While Panetta and Burgund want the viewers of their deepfake to interrogate the origins of the media they encounter, they don’t want the audience to be alarmed to the point of creating a zero-trust society.

“This is not about trying to scare people into not believing anything they see,” Panetta says, “because that is as problematic as the misinformation itself.”

Just like trust in media can be weaponized, distrust in media can be weaponized, too. 

As the exhibit points out, even the theoretical existence of deepfakes results in a “liar’s dividend,” where one can insinuate a real video is a deepfake to sow seeds of doubt.

In 2018, Gabonese President Ali Bongo Ondimba gave a New Year’s address after suffering a stroke and being out of the public eye as a result. His political rivals said that he looked unnatural and pushed the idea that the video was a deepfake. While experts agreed the video seemed off, no one could say for sure it was a deepfake or not, with some attributing the peculiarity of Bongo’s appearance to his poor health.

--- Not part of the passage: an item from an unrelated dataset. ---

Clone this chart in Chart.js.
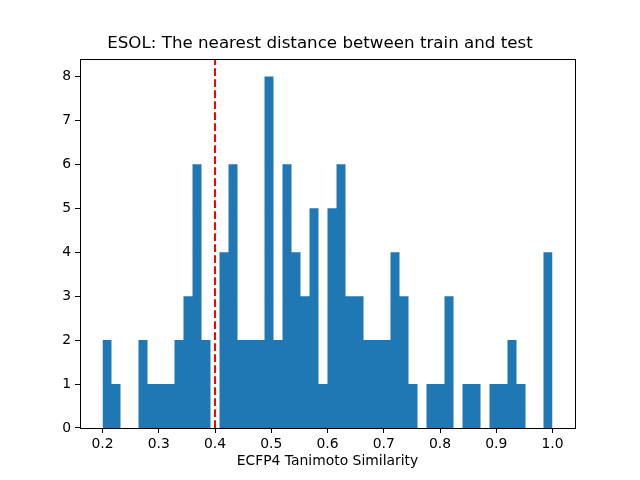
<!DOCTYPE html>
<html>
<head>
<meta charset="utf-8">
<script src="https://cdn.jsdelivr.net/npm/chart.js@4"></script>
<style>
  html, body { margin: 0; padding: 0; background: #fff; }
</style>
</head>
<body>
<canvas id="histchart" width="640" height="480"></canvas>
<script>
// histogram of nearest train/test similarity, 50 bins from 0.2 to 1.0
const binLow = 0.2;
const binHigh = 1.0;
const counts = [2, 1, 0, 0, 2, 1, 1, 1, 2, 3,
                6, 2, 0, 4, 6, 2, 2, 2, 8, 2,
                6, 4, 3, 5, 1, 5, 6, 3, 3, 2,
                2, 2, 4, 3, 1, 0, 1, 1, 3, 0,
                1, 1, 0, 1, 1, 2, 1, 0, 0, 4];
const cutoff = 0.4;
const xTicks = [0.2, 0.3, 0.4, 0.5, 0.6, 0.7, 0.8, 0.9, 1.0];
const yTicks = [0, 1, 2, 3, 4, 5, 6, 7, 8];

// step outline: one point on the left edge of every bin, closed at binHigh
const binWidth = (binHigh - binLow) / counts.length;
const histPoints = counts.map((c, i) => ({ x: binLow + binWidth * i, y: c }));
histPoints.push({ x: binHigh, y: 0 });

const font = 'DejaVu Sans';

// matplotlib-style frame round the axes
const framePlugin = {
  id: 'frame',
  afterDraw(chart) {
    const a = chart.chartArea, ctx = chart.ctx;
    ctx.save();
    ctx.strokeStyle = '#000';
    ctx.lineWidth = 1;
    ctx.strokeRect(Math.round(a.left) + 0.5, Math.round(a.top) + 0.5,
                   Math.round(a.right - a.left), Math.round(a.bottom - a.top));
    ctx.restore();
  }
};

const config = {
  type: 'line',
  data: {
    datasets: [{
      data: histPoints,
      stepped: 'before',
      backgroundColor: '#1f77b4',
      borderColor: '#1f77b4',
      borderWidth: 0,
      pointRadius: 0,
      fill: 'origin',
      order: 2
    }, {
      data: [{ x: cutoff, y: 0 }, { x: cutoff, y: 8.4 }],
      borderColor: 'red',
      borderWidth: 2,
      borderDash: [7.7, 3.3],
      pointRadius: 0,
      fill: false,
      order: 1
    }]
  },
  options: {
    responsive: false,
    animation: false,
    devicePixelRatio: 1,
    layout: { padding: 0 },
    plugins: {
      legend: { display: false },
      tooltip: { enabled: false },
      title: {
        display: true,
        text: 'ESOL: The nearest distance between train and test',
        color: '#000',
        font: { family: font, size: 16.7, weight: 'normal' },
        padding: { top: 33.4, bottom: 5.4 }
      }
    },
    scales: {
      x: {
        type: 'linear',
        min: 0.16,
        max: 1.04,
        afterBuildTicks: s => { s.ticks = xTicks.map(v => ({ value: v })); },
        afterFit: s => { s.height = 52; },
        ticks: {
          color: '#000',
          font: { family: font, size: 13.9 },
          padding: 3,
          maxRotation: 0,
          callback: v => v.toFixed(1)
        },
        grid: { display: true, drawOnChartArea: false, drawTicks: true, tickLength: 5, color: '#000' },
        border: { display: false },
        title: {
          display: true,
          text: 'ECFP4 Tanimoto Similarity',
          color: '#000',
          font: { family: font, size: 13.9 },
          padding: { top: 0, bottom: 10 }
        }
      },
      y: {
        min: 0,
        max: 8.4,
        afterBuildTicks: s => { s.ticks = yTicks.map(v => ({ value: v })); },
        afterFit: s => { s.width = 80; },
        ticks: {
          color: '#000',
          font: { family: font, size: 13.9 },
          padding: 4
        },
        grid: { display: true, drawOnChartArea: false, drawTicks: true, tickLength: 5, color: '#000' },
        border: { display: false }
      },
      // empty right-hand axis that only reserves the right margin
      yRight: {
        position: 'right',
        min: 0,
        max: 8.4,
        afterFit: s => { s.width = 65; },
        ticks: { display: false },
        grid: { display: false },
        border: { display: false }
      }
    }
  },
  plugins: [framePlugin]
};

const histchart = new Chart(document.getElementById('histchart'), config);
</script>
</body>
</html>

A week later, citing the oddness of the video, his opponents attempted a coup but were unsuccessful. 

Wright says that he and his colleagues have started to see more of these cry-wolf situations in the political sphere than actual deepfakes circulating and causing damage. “There can be deepfakes, but they’re not that commonly used,” he says. “What you need to do is understand the source.”

For anyone who’s inundated with information while scrolling through social media and the news, it’s important to pause and question, “how did this information reach me? Who is disseminating this? And can I trust this source?” Doing that can determine whether a deepfake (or cheapfake) becomes potent misinformation or just another video on the internet.  

Deepfake: Unstable Evidence on Screen will be on display at the Museum of the Moving Image in Queens, New York through May 15, 2022.